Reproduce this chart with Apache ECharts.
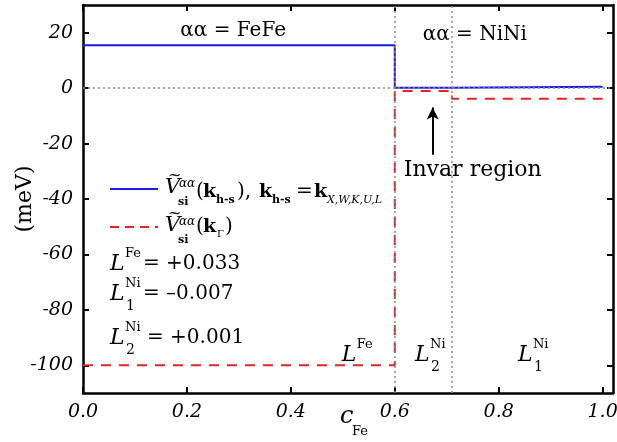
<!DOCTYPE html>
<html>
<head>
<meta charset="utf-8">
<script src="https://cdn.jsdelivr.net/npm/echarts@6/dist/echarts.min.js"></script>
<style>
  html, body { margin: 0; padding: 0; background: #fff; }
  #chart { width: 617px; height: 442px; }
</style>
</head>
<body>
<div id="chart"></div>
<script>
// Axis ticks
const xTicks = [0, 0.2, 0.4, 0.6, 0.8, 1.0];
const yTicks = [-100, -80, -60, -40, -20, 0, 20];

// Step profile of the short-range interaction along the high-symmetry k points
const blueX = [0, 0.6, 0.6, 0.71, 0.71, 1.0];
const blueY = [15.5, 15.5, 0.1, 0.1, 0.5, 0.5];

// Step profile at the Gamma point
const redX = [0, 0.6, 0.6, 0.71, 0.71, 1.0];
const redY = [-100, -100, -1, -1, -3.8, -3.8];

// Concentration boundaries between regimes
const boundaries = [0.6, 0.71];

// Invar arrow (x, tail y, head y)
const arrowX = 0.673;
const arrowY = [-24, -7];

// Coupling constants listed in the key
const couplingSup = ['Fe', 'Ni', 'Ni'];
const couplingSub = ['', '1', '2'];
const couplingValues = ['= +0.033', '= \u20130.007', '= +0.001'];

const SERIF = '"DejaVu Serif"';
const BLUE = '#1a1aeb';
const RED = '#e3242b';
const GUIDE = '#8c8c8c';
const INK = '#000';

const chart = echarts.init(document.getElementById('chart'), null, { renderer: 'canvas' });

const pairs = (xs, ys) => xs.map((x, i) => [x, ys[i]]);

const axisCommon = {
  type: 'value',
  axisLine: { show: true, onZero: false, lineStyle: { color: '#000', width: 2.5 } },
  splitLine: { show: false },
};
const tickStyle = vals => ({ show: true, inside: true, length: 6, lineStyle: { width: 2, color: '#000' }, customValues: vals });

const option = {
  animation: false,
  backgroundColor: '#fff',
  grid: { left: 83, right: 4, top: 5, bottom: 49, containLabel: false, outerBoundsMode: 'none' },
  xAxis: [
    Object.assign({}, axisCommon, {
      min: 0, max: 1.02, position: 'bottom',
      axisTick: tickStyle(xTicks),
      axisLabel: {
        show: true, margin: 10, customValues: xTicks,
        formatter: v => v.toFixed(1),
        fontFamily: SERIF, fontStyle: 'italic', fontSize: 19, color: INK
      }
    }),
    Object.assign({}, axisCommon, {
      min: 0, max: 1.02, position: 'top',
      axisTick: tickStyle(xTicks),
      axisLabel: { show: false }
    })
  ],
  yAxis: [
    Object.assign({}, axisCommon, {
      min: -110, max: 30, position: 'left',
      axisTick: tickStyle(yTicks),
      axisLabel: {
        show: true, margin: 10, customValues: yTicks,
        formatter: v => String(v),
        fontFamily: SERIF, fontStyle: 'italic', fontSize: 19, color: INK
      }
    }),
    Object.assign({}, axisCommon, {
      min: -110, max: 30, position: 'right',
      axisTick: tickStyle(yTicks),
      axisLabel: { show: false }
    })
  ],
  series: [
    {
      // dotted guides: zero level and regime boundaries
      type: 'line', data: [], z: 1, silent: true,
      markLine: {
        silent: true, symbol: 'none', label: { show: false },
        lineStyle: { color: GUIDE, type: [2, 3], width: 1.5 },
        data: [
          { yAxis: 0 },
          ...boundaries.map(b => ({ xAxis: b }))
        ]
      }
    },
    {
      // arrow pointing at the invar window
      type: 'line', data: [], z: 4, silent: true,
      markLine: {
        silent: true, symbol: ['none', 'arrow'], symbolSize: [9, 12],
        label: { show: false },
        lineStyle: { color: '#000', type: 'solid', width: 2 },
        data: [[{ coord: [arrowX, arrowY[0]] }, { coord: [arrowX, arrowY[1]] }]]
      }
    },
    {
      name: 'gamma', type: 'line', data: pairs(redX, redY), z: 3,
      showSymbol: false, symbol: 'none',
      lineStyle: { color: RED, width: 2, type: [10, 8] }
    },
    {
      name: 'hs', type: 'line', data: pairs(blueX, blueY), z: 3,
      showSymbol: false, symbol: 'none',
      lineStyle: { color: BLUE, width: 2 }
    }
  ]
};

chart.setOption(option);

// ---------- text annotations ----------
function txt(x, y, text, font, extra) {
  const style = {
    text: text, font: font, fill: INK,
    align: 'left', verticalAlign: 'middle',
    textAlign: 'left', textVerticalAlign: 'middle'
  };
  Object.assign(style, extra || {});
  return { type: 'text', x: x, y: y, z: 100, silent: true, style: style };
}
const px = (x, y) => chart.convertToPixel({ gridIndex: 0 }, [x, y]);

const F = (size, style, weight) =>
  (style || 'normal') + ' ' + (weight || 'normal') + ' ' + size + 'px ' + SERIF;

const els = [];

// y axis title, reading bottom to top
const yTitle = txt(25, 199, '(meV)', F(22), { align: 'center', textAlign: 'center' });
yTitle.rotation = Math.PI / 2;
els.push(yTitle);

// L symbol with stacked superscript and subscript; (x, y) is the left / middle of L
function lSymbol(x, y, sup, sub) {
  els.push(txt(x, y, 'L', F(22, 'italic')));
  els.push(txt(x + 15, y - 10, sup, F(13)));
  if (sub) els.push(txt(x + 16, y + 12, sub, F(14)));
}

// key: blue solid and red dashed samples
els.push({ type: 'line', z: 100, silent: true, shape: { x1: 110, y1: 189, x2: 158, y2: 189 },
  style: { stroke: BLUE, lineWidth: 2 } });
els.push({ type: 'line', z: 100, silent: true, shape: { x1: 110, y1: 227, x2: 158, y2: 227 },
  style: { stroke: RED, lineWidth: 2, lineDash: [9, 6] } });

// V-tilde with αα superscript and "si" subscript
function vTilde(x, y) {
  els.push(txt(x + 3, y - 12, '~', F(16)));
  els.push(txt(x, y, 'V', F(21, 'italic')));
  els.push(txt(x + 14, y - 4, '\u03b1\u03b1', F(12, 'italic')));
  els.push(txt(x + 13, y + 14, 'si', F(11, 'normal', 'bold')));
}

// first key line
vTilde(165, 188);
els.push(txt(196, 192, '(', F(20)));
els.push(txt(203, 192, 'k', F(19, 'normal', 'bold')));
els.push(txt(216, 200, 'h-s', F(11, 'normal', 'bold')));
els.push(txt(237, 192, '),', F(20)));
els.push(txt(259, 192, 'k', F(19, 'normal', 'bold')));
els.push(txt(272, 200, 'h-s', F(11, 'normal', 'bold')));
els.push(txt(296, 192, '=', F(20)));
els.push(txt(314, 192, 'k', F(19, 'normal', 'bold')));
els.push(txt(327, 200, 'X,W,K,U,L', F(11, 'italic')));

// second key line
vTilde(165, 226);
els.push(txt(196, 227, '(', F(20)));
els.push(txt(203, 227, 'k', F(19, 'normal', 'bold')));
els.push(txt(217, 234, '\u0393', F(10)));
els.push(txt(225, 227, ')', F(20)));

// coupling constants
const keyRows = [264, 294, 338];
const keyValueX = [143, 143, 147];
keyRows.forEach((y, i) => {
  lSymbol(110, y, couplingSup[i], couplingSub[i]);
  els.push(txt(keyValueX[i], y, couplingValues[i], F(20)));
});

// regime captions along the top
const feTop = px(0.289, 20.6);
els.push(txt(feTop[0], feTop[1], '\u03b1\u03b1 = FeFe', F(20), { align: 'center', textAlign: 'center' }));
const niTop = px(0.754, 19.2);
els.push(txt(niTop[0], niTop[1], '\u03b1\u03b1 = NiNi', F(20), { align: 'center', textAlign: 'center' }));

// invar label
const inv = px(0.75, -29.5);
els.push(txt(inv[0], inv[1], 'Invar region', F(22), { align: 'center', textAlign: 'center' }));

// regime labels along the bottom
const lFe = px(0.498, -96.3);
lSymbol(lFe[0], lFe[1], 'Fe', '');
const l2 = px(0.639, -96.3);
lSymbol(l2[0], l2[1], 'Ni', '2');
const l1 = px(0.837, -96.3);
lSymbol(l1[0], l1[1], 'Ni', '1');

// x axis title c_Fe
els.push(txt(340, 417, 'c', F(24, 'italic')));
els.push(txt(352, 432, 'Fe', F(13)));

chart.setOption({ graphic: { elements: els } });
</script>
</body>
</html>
• • • • • • •
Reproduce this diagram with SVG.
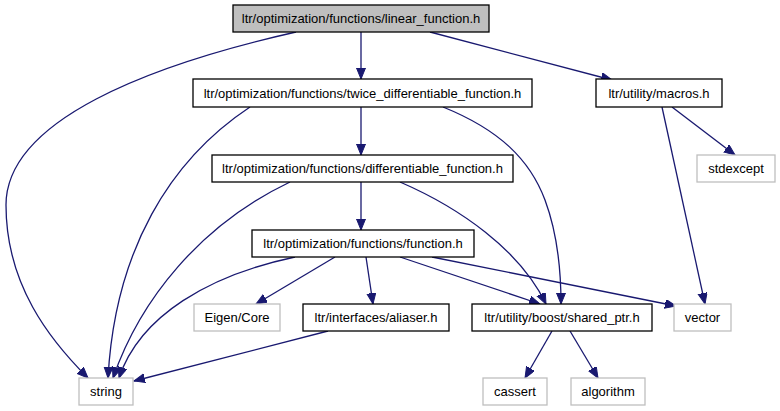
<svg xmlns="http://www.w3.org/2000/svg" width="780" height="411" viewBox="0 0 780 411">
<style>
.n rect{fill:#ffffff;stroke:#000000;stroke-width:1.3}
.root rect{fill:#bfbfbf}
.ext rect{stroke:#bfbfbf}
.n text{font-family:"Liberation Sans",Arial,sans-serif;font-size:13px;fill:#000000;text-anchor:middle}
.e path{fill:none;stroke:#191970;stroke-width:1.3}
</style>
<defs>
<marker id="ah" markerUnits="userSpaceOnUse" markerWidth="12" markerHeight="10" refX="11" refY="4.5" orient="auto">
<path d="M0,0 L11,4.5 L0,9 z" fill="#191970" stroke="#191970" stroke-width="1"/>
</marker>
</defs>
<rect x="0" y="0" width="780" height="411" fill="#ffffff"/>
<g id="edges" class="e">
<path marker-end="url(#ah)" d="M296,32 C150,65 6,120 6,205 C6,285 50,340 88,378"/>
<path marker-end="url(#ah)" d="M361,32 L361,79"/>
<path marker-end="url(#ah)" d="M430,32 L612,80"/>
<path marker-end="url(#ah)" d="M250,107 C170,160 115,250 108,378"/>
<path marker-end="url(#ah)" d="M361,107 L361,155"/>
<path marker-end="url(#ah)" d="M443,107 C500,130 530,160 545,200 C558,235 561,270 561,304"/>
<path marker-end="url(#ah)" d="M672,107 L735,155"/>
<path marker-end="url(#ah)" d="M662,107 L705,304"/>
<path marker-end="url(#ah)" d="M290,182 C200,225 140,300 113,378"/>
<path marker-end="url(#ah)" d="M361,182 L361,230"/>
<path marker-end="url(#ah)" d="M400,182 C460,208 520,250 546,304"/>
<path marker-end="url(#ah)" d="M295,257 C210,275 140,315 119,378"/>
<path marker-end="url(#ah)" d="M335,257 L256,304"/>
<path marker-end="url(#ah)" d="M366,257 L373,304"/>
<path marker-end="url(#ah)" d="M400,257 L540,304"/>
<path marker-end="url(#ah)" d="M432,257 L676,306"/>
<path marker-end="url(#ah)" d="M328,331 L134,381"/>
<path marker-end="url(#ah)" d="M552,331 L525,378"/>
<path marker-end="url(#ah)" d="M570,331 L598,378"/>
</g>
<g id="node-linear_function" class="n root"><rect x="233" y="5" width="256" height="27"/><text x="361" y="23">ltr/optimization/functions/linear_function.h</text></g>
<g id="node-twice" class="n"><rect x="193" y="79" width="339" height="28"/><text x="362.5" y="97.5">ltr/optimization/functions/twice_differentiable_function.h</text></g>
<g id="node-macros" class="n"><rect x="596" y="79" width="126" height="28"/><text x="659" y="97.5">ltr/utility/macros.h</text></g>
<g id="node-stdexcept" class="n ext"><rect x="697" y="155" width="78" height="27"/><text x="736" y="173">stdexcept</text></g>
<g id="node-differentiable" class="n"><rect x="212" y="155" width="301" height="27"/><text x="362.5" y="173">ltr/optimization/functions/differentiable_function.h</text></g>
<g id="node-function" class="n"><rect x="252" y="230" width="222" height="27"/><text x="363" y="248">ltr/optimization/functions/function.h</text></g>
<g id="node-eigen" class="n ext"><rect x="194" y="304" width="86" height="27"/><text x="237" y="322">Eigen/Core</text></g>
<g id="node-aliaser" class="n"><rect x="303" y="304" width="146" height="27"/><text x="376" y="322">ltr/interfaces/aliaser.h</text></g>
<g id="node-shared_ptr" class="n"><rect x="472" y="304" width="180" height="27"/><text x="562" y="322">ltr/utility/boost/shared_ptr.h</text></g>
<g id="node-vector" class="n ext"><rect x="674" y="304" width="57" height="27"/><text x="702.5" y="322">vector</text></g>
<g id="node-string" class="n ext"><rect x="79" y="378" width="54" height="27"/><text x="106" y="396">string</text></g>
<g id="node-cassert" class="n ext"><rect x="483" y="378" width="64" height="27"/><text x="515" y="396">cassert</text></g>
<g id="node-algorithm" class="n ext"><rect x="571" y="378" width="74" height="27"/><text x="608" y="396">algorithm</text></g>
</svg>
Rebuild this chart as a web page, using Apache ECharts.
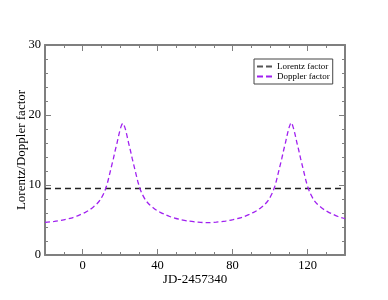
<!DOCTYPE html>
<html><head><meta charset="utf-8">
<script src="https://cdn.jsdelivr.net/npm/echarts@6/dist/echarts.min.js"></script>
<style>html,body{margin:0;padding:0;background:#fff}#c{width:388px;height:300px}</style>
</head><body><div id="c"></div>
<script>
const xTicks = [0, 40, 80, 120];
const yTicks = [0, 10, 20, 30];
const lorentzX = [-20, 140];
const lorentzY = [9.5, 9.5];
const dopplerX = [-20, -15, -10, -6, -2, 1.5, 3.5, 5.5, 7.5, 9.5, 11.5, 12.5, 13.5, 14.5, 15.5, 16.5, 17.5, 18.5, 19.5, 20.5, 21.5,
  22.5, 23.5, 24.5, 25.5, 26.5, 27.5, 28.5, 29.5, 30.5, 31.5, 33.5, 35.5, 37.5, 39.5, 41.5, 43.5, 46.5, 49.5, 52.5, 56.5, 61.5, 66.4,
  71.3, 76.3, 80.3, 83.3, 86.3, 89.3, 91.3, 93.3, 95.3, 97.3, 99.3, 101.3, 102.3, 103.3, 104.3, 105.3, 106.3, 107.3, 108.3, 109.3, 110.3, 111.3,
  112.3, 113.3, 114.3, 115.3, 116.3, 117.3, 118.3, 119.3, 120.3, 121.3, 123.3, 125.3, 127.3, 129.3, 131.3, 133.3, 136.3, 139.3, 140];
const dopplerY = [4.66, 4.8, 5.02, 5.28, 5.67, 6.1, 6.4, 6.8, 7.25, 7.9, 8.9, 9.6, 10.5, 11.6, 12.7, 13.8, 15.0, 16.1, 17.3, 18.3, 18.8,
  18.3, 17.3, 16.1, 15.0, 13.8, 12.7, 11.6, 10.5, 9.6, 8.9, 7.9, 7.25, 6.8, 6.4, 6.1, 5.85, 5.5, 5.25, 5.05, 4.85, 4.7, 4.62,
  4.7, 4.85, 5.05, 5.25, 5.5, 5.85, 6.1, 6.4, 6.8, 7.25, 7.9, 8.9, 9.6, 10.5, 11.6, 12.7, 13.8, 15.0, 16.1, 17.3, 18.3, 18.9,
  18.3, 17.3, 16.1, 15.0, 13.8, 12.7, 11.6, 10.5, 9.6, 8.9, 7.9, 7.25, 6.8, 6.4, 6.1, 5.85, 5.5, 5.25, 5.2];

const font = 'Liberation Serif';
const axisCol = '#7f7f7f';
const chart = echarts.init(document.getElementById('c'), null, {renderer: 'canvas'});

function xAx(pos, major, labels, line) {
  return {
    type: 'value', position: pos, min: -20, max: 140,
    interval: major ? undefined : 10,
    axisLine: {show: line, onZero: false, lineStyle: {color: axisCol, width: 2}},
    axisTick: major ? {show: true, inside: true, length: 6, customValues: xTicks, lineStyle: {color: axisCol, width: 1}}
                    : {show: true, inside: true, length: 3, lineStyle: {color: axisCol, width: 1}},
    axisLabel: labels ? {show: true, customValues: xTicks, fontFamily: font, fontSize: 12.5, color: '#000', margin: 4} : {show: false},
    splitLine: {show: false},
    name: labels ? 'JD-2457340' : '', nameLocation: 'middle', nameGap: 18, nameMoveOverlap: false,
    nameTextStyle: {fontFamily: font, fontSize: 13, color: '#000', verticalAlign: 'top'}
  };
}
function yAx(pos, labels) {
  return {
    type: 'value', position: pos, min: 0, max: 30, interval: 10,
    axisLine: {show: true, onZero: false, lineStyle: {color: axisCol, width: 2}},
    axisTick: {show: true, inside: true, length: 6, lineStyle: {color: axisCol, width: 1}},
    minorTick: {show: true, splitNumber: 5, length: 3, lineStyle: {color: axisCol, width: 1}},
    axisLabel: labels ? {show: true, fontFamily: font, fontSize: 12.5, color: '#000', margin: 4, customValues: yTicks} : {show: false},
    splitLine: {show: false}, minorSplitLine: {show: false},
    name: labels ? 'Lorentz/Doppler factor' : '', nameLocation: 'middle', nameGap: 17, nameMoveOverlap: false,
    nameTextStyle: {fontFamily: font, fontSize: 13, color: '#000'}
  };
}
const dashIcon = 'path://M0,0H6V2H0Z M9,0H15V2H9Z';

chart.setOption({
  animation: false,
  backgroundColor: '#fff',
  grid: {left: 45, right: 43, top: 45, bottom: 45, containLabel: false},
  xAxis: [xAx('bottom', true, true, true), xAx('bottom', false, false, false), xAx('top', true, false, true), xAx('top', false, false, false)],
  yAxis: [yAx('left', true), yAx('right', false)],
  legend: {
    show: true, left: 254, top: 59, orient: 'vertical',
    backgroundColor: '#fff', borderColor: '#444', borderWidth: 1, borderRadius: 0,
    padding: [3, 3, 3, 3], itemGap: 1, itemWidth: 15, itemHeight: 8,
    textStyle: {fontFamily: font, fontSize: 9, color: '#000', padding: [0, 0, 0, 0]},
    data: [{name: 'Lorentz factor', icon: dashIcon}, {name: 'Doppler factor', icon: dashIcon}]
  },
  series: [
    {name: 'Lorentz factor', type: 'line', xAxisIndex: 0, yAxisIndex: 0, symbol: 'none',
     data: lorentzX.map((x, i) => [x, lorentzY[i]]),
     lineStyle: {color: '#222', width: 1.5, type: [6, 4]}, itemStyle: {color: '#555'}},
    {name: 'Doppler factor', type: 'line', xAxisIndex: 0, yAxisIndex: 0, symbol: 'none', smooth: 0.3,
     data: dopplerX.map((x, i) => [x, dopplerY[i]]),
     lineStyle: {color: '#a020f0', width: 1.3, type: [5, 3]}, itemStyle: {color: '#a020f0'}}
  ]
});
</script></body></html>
• • • • • • •
→ **Set problem**
Pick out and copy the lines of the entries that hold the string "this".

→ **Written response**
Reproduce this chart with Apache ECharts.
Reproduce this diagram with SVG.
Rebuild this chart as a web page, using Apache ECharts.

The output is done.